You have to set all the window's properties manually this way, since you can't do it in Glade, but other than that I've found it works quite well.
it is not common practice to subclass GtkWindow.
i don't think it is possible to subclass toplevel window created from gtkbuilder definition.
gtkbuilder needs to know about your subclassed widget before creation.
If you really want to create your own subclass of GtkWindow ptomato describes the basic steps well. It is also possible to create plugins for glade to make your custom widgets available. But this is not very easy, and most likely not what you want to do.
Most applications only use standard widgets without subclassing any of them.
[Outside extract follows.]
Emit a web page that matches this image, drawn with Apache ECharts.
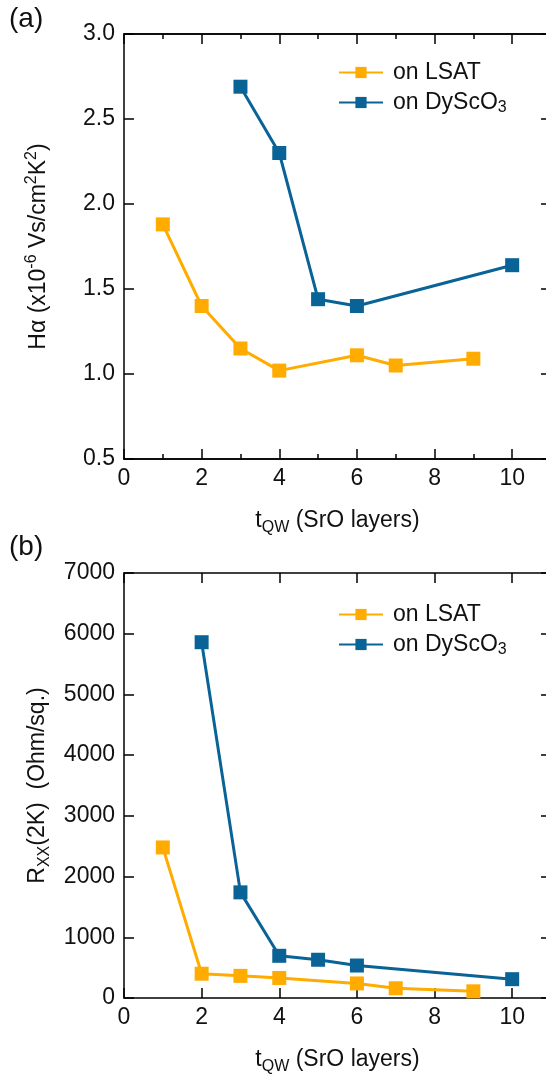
<!DOCTYPE html>
<html>
<head>
<meta charset="utf-8">
<script src="https://cdn.jsdelivr.net/npm/echarts@6/dist/echarts.min.js"></script>
<style>
  html, body { margin: 0; padding: 0; background: #fff; }
</style>
</head>
<body>
<div id="chart" style="width:546px;height:1080px;"></div>
<script>
// thickness (SrO layers)
var lsatX = [1, 2, 3, 4, 6, 7, 9];
var dyX = [3, 4, 5, 6, 10];
// panel (a): H alpha (x10^-6 Vs/cm^2K^2)
var lsatHa = [1.88, 1.40, 1.15, 1.02, 1.11, 1.05, 1.09];
var dyHa = [2.69, 2.30, 1.44, 1.40, 1.64];
// panel (b): Rxx(2K) (Ohm/sq.)
var lsatRxxX = [1, 2, 3, 4, 6, 7, 9];
var lsatRxx = [2480, 400, 365, 330, 240, 160, 110];
var dyRxxX = [2, 3, 4, 5, 6, 10];
var dyRxx = [5860, 1740, 695, 630, 535, 310];

var orange = "#ffab00";
var blue = "#0a6396";
var font = "Liberation Sans, Arial, sans-serif";
var fs = 23;

function pairs(xs, ys) {
  return xs.map(function (x, i) { return [x, ys[i]]; });
}

var chart = echarts.init(document.getElementById("chart"));

// common axis bits
var line = { show: true, onZero: false, lineStyle: { color: "#000", width: 1.5 } };
function xAx(grid, pos, step, len, labels, name) {
  return {
    type: "value", gridIndex: grid, position: pos,
    min: 0, max: 11, interval: step,
    axisLine: line,
    axisTick: { show: true, inside: true, length: len, lineStyle: { color: "#000", width: 1.5 } },
    axisLabel: {
      show: labels, margin: 8, color: "#111", fontSize: fs, fontFamily: font,
      showMaxLabel: false,
      formatter: function (v) { return v % 2 === 0 && v <= 10 ? String(v) : ""; }
    },
    splitLine: { show: false },
    name: name || "", nameLocation: "middle", nameGap: 47,
    nameTextStyle: {
      color: "#111", fontSize: fs, fontFamily: font,
      rich: {
        n: { fontSize: fs, fontFamily: font, color: "#111", lineHeight: 30 },
        sub: { fontSize: 16, fontFamily: font, color: "#111", lineHeight: 30, verticalAlign: "bottom" }
      }
    }
  };
}
function yAx(grid, pos, mn, mx, step, labels, fmt, name) {
  return {
    type: "value", gridIndex: grid, position: pos,
    min: mn, max: mx, interval: step,
    axisLine: line,
    axisTick: { show: true, inside: true, length: 10, lineStyle: { color: "#000", width: 1.5 } },
    axisLabel: { show: labels, margin: 9, color: "#111", fontSize: fs, fontFamily: font, formatter: fmt },
    splitLine: { show: false },
    name: name || "", nameLocation: "middle", nameGap: 70,
    nameTextStyle: {
      color: "#111", fontSize: fs, fontFamily: font,
      rich: {
        n: { fontSize: fs, fontFamily: font, color: "#111", lineHeight: 30 },
        sup: { fontSize: 16, fontFamily: font, color: "#111", lineHeight: 30, verticalAlign: "top" },
        sub: { fontSize: 16, fontFamily: font, color: "#111", lineHeight: 30, verticalAlign: "bottom" }
      }
    }
  };
}

var xTitle = "{n|t}{sub|QW}{n| (SrO layers)}";

var legendRich = {
  n: { fontSize: fs, fontFamily: font, color: "#111", lineHeight: 26 },
  sub: { fontSize: 16, fontFamily: font, color: "#111", lineHeight: 26, verticalAlign: "bottom" }
};
function legend(top) {
  return {
    orient: "vertical", left: 338, top: top, padding: 0,
    itemWidth: 44, itemHeight: 14, itemGap: 7,
    data: ["on LSAT", "on DyScO3"],
    textStyle: { padding: [0, 0, 0, 5], rich: legendRich },
    formatter: function (name) {
      return name === "on DyScO3" ? "{n|on DyScO}{sub|3}" : "{n|" + name + "}";
    }
  };
}

function series(name, color, data, xi, yi) {
  return {
    name: name, type: "line", data: data,
    xAxisIndex: xi, yAxisIndex: yi,
    symbol: "rect", symbolSize: 14,
    lineStyle: { color: color, width: 3 },
    itemStyle: { color: color },
    z: name === "on LSAT" ? 3 : 4
  };
}

chart.setOption({
  animation: false,
  backgroundColor: "#fff",
  grid: [
    { left: 124, top: 34, width: 427, height: 425, outerBoundsMode: "none" },
    { left: 124, top: 573, width: 427, height: 425, outerBoundsMode: "none" }
  ],
  legend: [legend(61), legend(603)],
  xAxis: [
    xAx(0, "bottom", 2, 10, true, xTitle),
    xAx(0, "bottom", 1, 5, false),
    xAx(0, "top", 2, 10, false),
    xAx(0, "top", 1, 5, false),
    xAx(1, "bottom", 2, 10, true, xTitle),
    xAx(1, "top", 2, 10, false)
  ],
  yAxis: [
    yAx(0, "left", 0.5, 3.0, 0.5, true, function (v) { return v.toFixed(1); },
      "{n|Hα (x10}{sup|-6}{n| Vs/cm}{sup|2}{n|K}{sup|2}{n|)}"),
    yAx(0, "right", 0.5, 3.0, 0.5, false),
    yAx(1, "left", 0, 7000, 1000, true, function (v) { return String(v); },
      "{n|R}{sub|XX}{n|(2K)  (Ohm/sq.)}"),
    yAx(1, "right", 0, 7000, 1000, false)
  ],
  graphic: [
    { type: "text", left: 9, top: 5, style: { text: "(a)", fontSize: 28, fontFamily: font, fill: "#111" } },
    { type: "text", left: 9, top: 533, style: { text: "(b)", fontSize: 28, fontFamily: font, fill: "#111" } }
  ],
  series: [
    series("on LSAT", orange, pairs(lsatX, lsatHa), 0, 0),
    series("on DyScO3", blue, pairs(dyX, dyHa), 0, 0),
    series("on LSAT", orange, pairs(lsatRxxX, lsatRxx), 4, 2),
    series("on DyScO3", blue, pairs(dyRxxX, dyRxx), 4, 2)
  ]
});
</script>
</body>
</html>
Then loading a glade file with gtkbuilder (or libglade) you don't need to have a special class for your GUI (like in some other RAD tools) instead you just get a set of objects. The API lets you look them up by name (and the window is basically just one of them). A common approach is to look up all widgets you are going to interact with and store them in global variables when the program starts up. Or if you need several instances of the window you can create a struct to store them in. Or you can simple lookup the widgets each time you need them. Note that the set of objects you get is completely dynamic. You can for example move the widgets between different windows just as if you created the GUI programmatically.